Once again, the Holy Spirit moved in undeniable ways. The power of the Holy Spirit is what will convict and convince us in this season. We can’t rely on great music—people have access to the best concerts, artists, bands, and venues. We can’t rely on excellent speech—the internet gives access to a myriad of oratorical masterpieces. We can’t rely on nice facilities—most buildings are sitting empty at the moment. We must rely on the power of the Holy Spirit—the same power that raised Christ from the dead and empowered the early church.

We must rely on the power of the Holy Spirit—the same power that raised Christ from the dead and empowered the early church. Click To Tweet

Later in Acts, Philip received a “divine directive” when he was instructed by the Holy Spirit to go in a specific direction, along a certain road. As Philip went, he encountered an Ethiopian eunuch with whom he shared the gospel.

Timing is everything. Delayed obedience can equate to disobedience. What if Philip had delayed in following the Holy Spirit’s directive?

In this season, the Holy Spirit will be issuing directives. There are men and women like this eunuch who are searching for answers. God has set the stage, and the time is right for Jesus’ followers to introduce men and women to the One for whom they search.

Finally, in this account, we witness the Ethiopian’s quick conversion. The man heard the gospel, responded, and was baptized. The Ethiopian didn’t engage in weeks of conversation with Philip; he was ready on the spot. The Ethiopian had already been searching; the power of God was present, and the Holy Spirit immediately moved his heart.

I pray that those who are searching for answers, such as this Ethiopian was, will encounter modern-day Philips—men and women who are ready for God to use them to share the hope of the gospel with those who are hurting, broken, vulnerable, and searching.

As we venture further into these uncharted waters, may God give us the courage of the early church and an authentic dependency upon the Holy Spirit to fulfill God’s mission in the earth. God has the keys.

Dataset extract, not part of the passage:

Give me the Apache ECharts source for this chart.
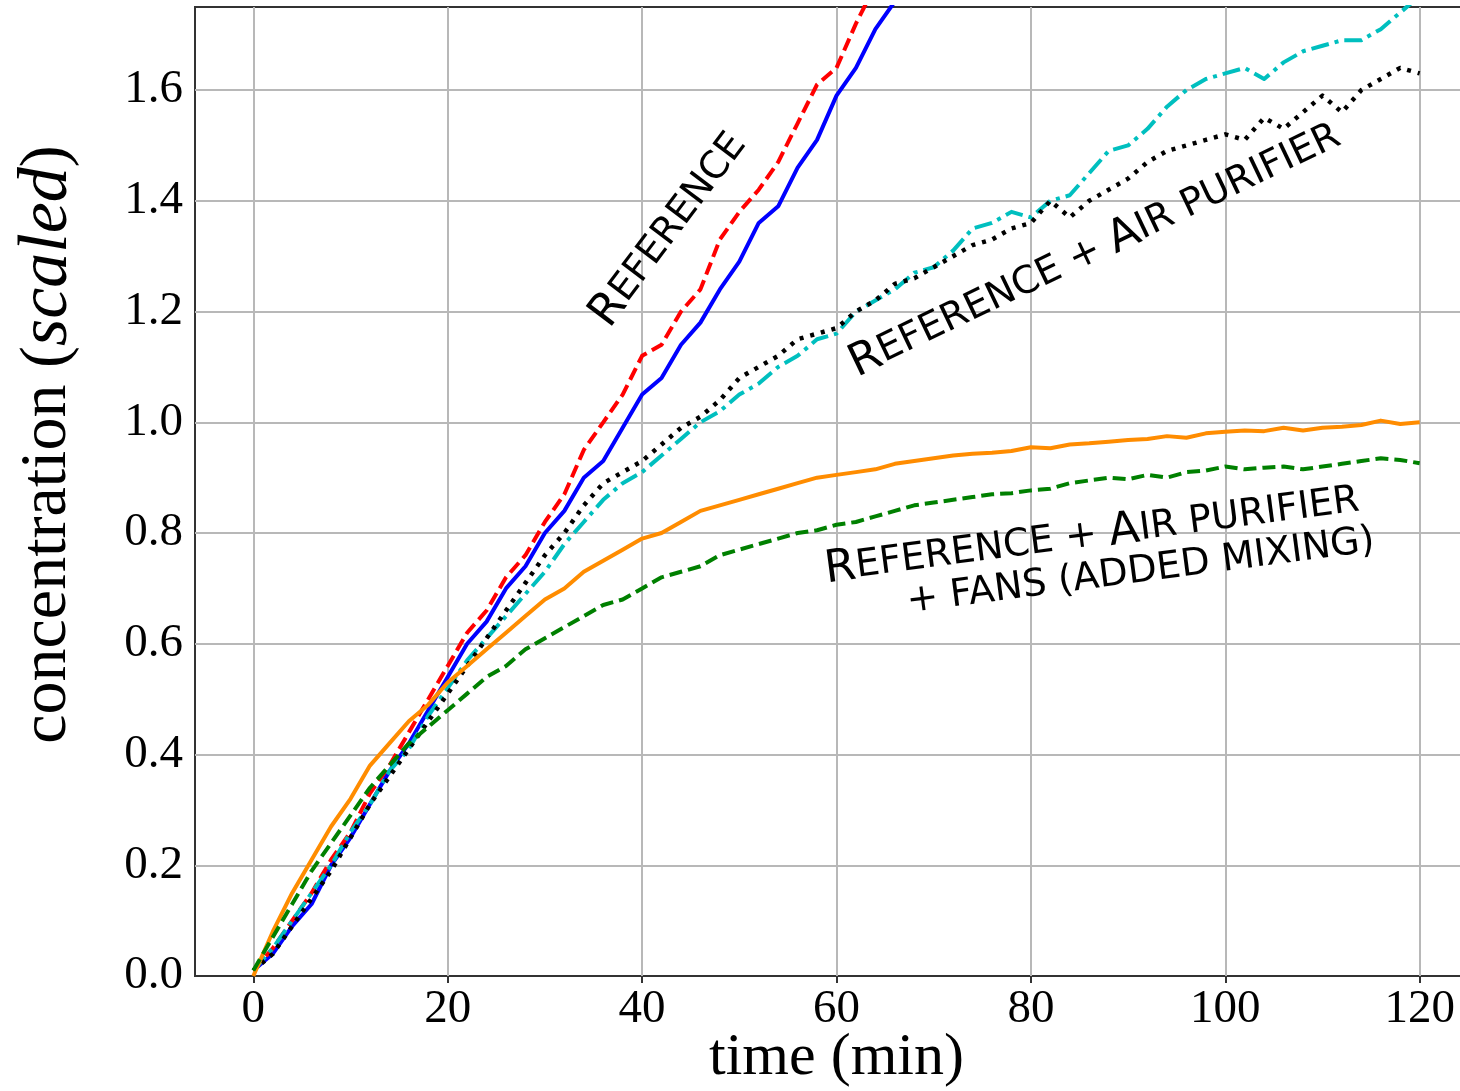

Quentin Mumphery is the founding and lead pastor of New Hope Covenant Church in Chicago. This essay is adapted from a blog post at NewThing’s website; we are sharing it here with their permission.


  1. Sonny

    Amen! and a breath of fresh air drink of new wine.
    This is moving in so many different places that are picking up the ideals of the restoration movement
    Without the baggage of divided denominational is I’m or liberalism or any other ism other than Jesus as king

  2. Charles Elgin

    [In the] right place at the tight time, Philip was empowered by the Holy Spirit to respond to the self-question of the Ethiopian eunuch and show how Jesus fulfilled the prophecy. In current times, how do we, the church—and me particularly—take off our masks and respond to the whisper from the lost world? People today have the same needs as the lost people who found Jesus in the first-century church—needs such as: unconditional acceptance, food, shelter, and clothing. [People also must] become aware that God breathed his Spirit into you so that you might seek him and give him praise and honor. My natural man avoids making relationships with people who I consider to be “different” from me, and therefore, my witness to them is less than it should be. My prayer is that my faith will overcome my unbelief, and that when the call to witness to anyone is given, I will proclaim that Jesus is the Christ, the Son of the Living God!